A Future With No Gas

In late January 2021, Salvatore Bernabei, the CEO of Enel Green Power — the renewables division of global utility company Enel — made a statement that helps explain the oil and gas industry’s current attacks on renewables: “We have a net-zero target for 2050. That’s clearly a future where there is no gas.”

Natural gas isn’t clean energy, and it is losing out to renewables in the economic race. In this light, the efforts by AENJ and the wider fossil fuel industry to criticize renewable energy makes sense — it’s a fight for survival.

As DeSmog has previously reported, the U.S. natural gas industry faces a very real problem when it comes to competing economically with renewable power generation and battery storage. The reality facing the natural gas industry is that natural gas prices have to go up at the same time as renewable energy becomes less expensive.

The reason for this is that the industry is currently getting record low prices for natural gas, which has resulted in big losses.

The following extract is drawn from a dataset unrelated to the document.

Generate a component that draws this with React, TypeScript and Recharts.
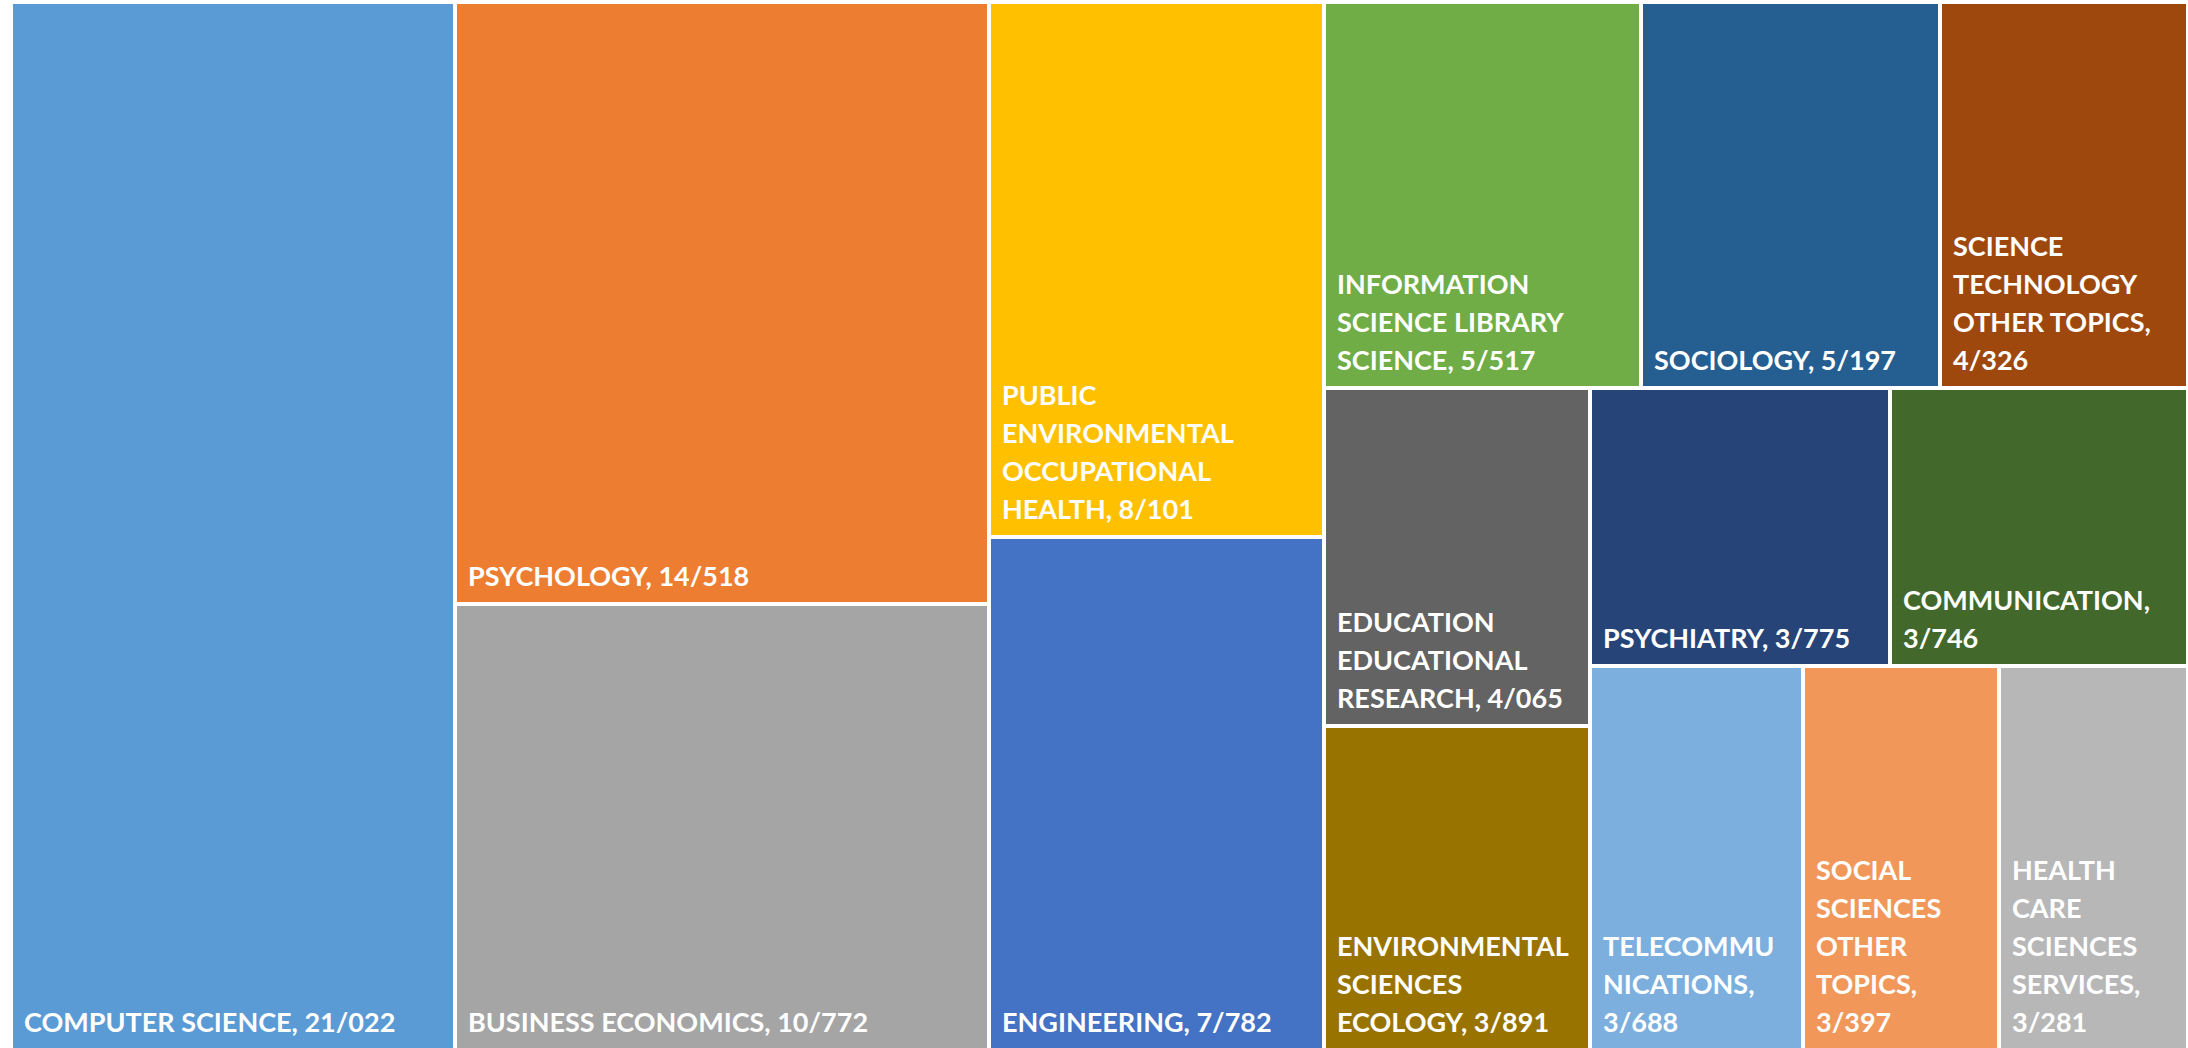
import { Treemap } from "recharts";

// research areas, in the order the treemap shows them (largest first)
const subjects = [
  "COMPUTER SCIENCE",
  "PSYCHOLOGY",
  "BUSINESS ECONOMICS",
  "PUBLIC ENVIRONMENTAL OCCUPATIONAL HEALTH",
  "ENGINEERING",
  "INFORMATION SCIENCE LIBRARY SCIENCE",
  "SOCIOLOGY",
  "SCIENCE TECHNOLOGY OTHER TOPICS",
  "EDUCATION EDUCATIONAL RESEARCH",
  "ENVIRONMENTAL SCIENCES ECOLOGY",
  "PSYCHIATRY",
  "COMMUNICATION",
  "TELECOMMUNICATIONS",
  "SOCIAL SCIENCES OTHER TOPICS",
  "HEALTH CARE SCIENCES SERVICES",
];

const records = [
  21022, 14518, 10772, 8101, 7782, 5517, 5197, 4326, 4065, 3891, 3775, 3746,
  3688, 3397, 3281,
];

const colors = [
  "#5B9BD5", "#ED7D31", "#A5A5A5", "#FFC000", "#4472C4", "#70AD47", "#255E91",
  "#9E480E", "#636363", "#997300", "#264478", "#43682B", "#7CAFDD", "#F1975A",
  "#B7B7B7",
];

// how the tiles are grouped (indexes into the arrays above)
const grouping: any[] = [
  0,
  [[1, 2], [[3, 4], [[5, 6, 7], [[8, 9], [[10, 11], [[12, 13], 14]]]]]],
];

const FONT_SIZE = 27;
const LINE_HEIGHT = 38;
const FONT_FAMILY = "Lato";

let groupCount = 0;
function buildNode(item: any): any {
  if (Array.isArray(item)) {
    groupCount += 1;
    return { name: `group-${groupCount}`, children: item.map(buildNode) };
  }
  return { name: subjects[item], value: records[item], idx: item };
}
const treeData = grouping.map(buildNode);

// "/" is used as thousands separator in the source chart
function formatCount(v: number) {
  const thousands = Math.floor(v / 1000);
  const rest = String(v % 1000).padStart(3, "0");
  return thousands > 0 ? `${thousands}/${rest}` : String(v);
}

let measureCtx: CanvasRenderingContext2D | null = null;
function textWidth(s: string) {
  if (!measureCtx) {
    measureCtx = document.createElement("canvas").getContext("2d");
  }
  if (!measureCtx) return s.length * FONT_SIZE * 0.6;
  measureCtx.font = `700 ${FONT_SIZE}px ${FONT_FAMILY}`;
  return measureCtx.measureText(s).width;
}

function wrapLabel(text: string, maxWidth: number) {
  const lines: string[] = [];
  let line = "";
  for (const word of text.split(" ")) {
    const candidate = line ? `${line} ${word}` : word;
    if (textWidth(candidate) <= maxWidth) {
      line = candidate;
      continue;
    }
    if (line) lines.push(line);
    let rest = word;
    while (rest.length > 1 && textWidth(rest) > maxWidth) {
      let i = 1;
      while (i < rest.length - 1 && textWidth(rest.slice(0, i + 1)) <= maxWidth) i++;
      lines.push(rest.slice(0, i));
      rest = rest.slice(i);
    }
    line = rest;
  }
  if (line) lines.push(line);
  return lines;
}

function TileContent(props: any) {
  const { x, y, width, height, name, value, idx, children } = props;
  if ((children && children.length) || idx === undefined) return null;

  const gap = 2;
  const padLeft = 11;
  const padRight = 13;
  const lines = wrapLabel(
    `${name}, ${formatCount(value)}`,
    width - 2 * gap - padLeft - padRight,
  );
  const lastBaseline = y + height - gap - 16;

  return (
    <g>
      <rect
        x={x + gap}
        y={y + gap}
        width={Math.max(0, width - 2 * gap)}
        height={Math.max(0, height - 2 * gap)}
        fill={colors[idx]}
        stroke="none"
      />
      {lines.map((ln, i) => (
        <text
          key={i}
          x={x + gap + padLeft}
          y={lastBaseline - (lines.length - 1 - i) * LINE_HEIGHT}
          fill="#ffffff"
          fontFamily={FONT_FAMILY}
          fontWeight={700}
          fontSize={FONT_SIZE}
        >
          {ln}
        </text>
      ))}
    </g>
  );
}

export default function App() {
  return (
    <div
      style={{
        position: "absolute",
        left: 0,
        top: 0,
        width: 2188,
        height: 1048,
        overflow: "hidden",
        background: "#ffffff",
      }}
    >
      <div style={{ position: "absolute", left: 11, top: 2 }}>
        <Treemap
          width={2177}
          height={1048}
          data={treeData}
          dataKey="value"
          nameKey="name"
          aspectRatio={0.6}
          isAnimationActive={false}
          content={TileContent as any}
        />
      </div>
    </div>
  );
}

The Energy Information Administration reported that the average price for U.S. natural gas of $2.05 per million British thermal units was the lowest in decades. 

One industry executive stated that “the industry really needs $3.50 gas over the next five years to really generate that return on capital employed.” Based on this, gas prices would have to rise over 70 percent from the 2020 average for the industry economics to work.

Economically it is a no-win outlook for the natural gas industry because, as prices inevitably rise to the level required to sustain the industry, natural gas is then no longer competitive with renewable energy prices.

Two years ago, before groups like AENJ existed, DeSmog wrote that due to market forces, “Natural gas seems poised to join coal as another fuel that just couldn’t compete with renewables.” This reality is now playing out.

Image: 2021 planned new power generation in U.S.  Credit: Energy Information Administration

The Energy Information Administration is already predicting lower gas consumption in the U.S. in 2021 “due to rising costs” and that “The decline in total U.S. consumption reflects less natural gas consumed for electric power as a result of higher natural gas prices compared with last year.”

In an effort to save itself in the face of a dire financial situation, the oil and gas industry is ramping up efforts to scare the public into thinking renewable energy is expensive.

The economics of power generation have shifted to favor renewable power and battery storage over traditional fossil fuel sources. It has already had a dramatic impact on the U.S. coal industry. It is now happening to natural gas. No amount of industry marketing campaigns can change what makes the most economic sense.

While the oil and gas industry has lost the argument on climate change (it is happening and is caused by humans), that doesn’t change the fact that it was still very successful at influencing public perception of climate change for decades. It is now trying to delay the success of renewable energy by misleading the public about the economics of the energy transition.

In 2020, AENJ supported plans for a new natural gas power plant in New Jersey. The proposal was opposed by a coalition of groups in New Jersey and the plan was abandoned in October 2020 in favor of renewable options. New Jersey withdrew its permit for the proposed plant in January 2021.

The good news is that as the coal industry found out, the marketplace doesn’t care about industry propaganda, it just cares about money. And the smart choice for business — and the climate — is renewable energy.